Understandably, vape shop owners are facing a difficult dilemma.  As October 1 approaches, they need to reduce their levels of inventory as much as possible to avoid paying excessive fees while also making sure to have enough stock on-hand to fulfill customer orders.  That is, if they can even afford to stay in business beyond the October deadline in the first place. 

Pennsylvania sin tax + FDA deeming regulations = Too much to handle

George and Kim Predmore, co-owners of Mountain Vaporz in Tannersville, are especially concerned about the double-whammy-effect of the new Pennsylvania sin tax coupled with the August 8 prohibition date of the FDA deeming regulations.  While the FDA requires all e-cig retailers in the United States to register as “tobacco manufacturers,” the paperwork is not readily available in Pennsylvania until after the Aug 8 prohibition date.

“We will have to go through the process of getting a retail and manufacturing license which aren’t available yet from the state and, even though the FDA deadline is Aug. 8, we can’t get them until mid-September so it’s a Catch-22.”
“We’ve probably served 50,000 to 60,000 people in three years, and I’ve been telling everyone, all of my customers, to stock up before October 1 (when the Pennsylvania sin tax takes effect).  The state has also added a possible 5-year prison term and $5,000 fine for those who try to buy the products off the internet or from out of state without paying the tax.  So you can’t do that and our customers are telling us that they’re scared that they won’t be able to afford the products.”

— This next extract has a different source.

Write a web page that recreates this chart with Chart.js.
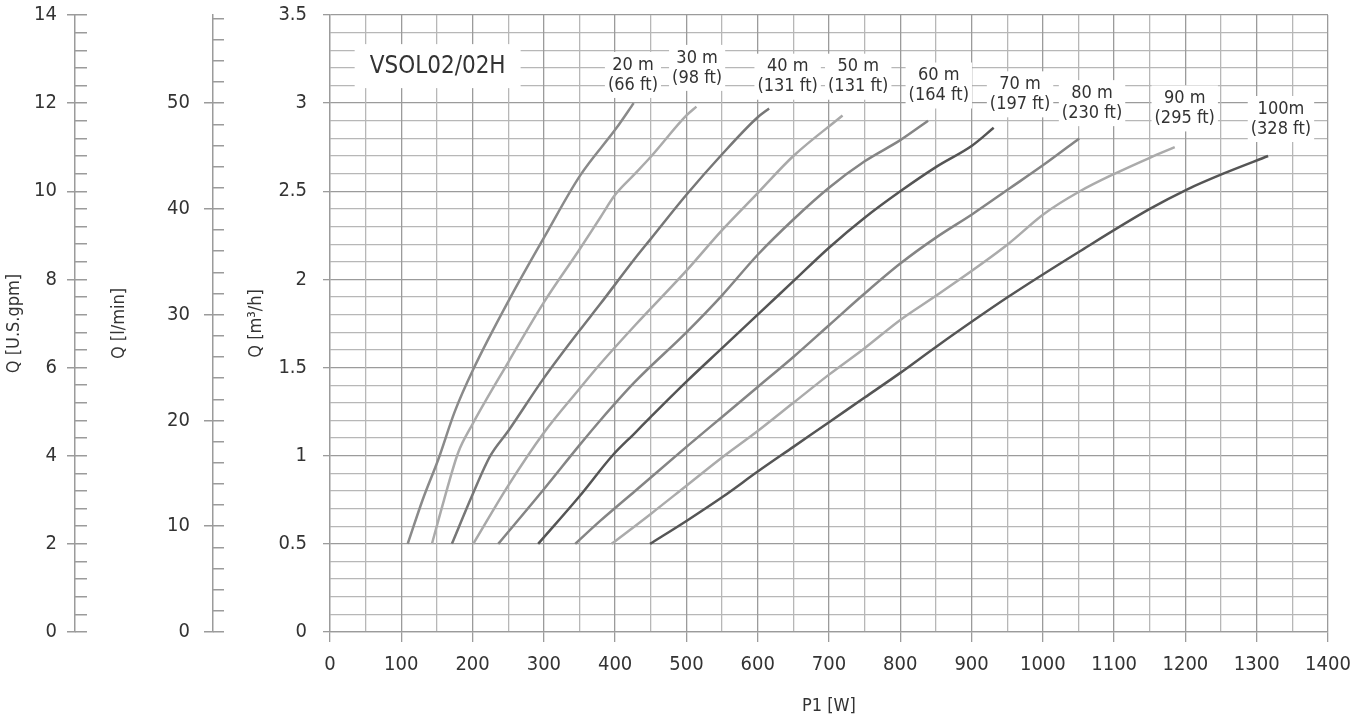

What makes the Pennsylvania legislation so dramatically different from the FDA e-cig regulations is that the state is attacking both retailers and consumers alike.  The sin tax is retroactively applied to all inventory purchased before October 1 that has not already been sold. And according to Bill Goodshall, Executive Director of Smoke Free Pennsylvania, “This law also attacks consumers by demanding they self-report online purchases to the Department of Revenue, with stiff consequences for non-compliance.”  Most political pundits agree. If something doesn’t change soon in the beautiful state of Pennsylvania, nearly 300 vape shops are at risk of closing their doors permanently by the end of 2016.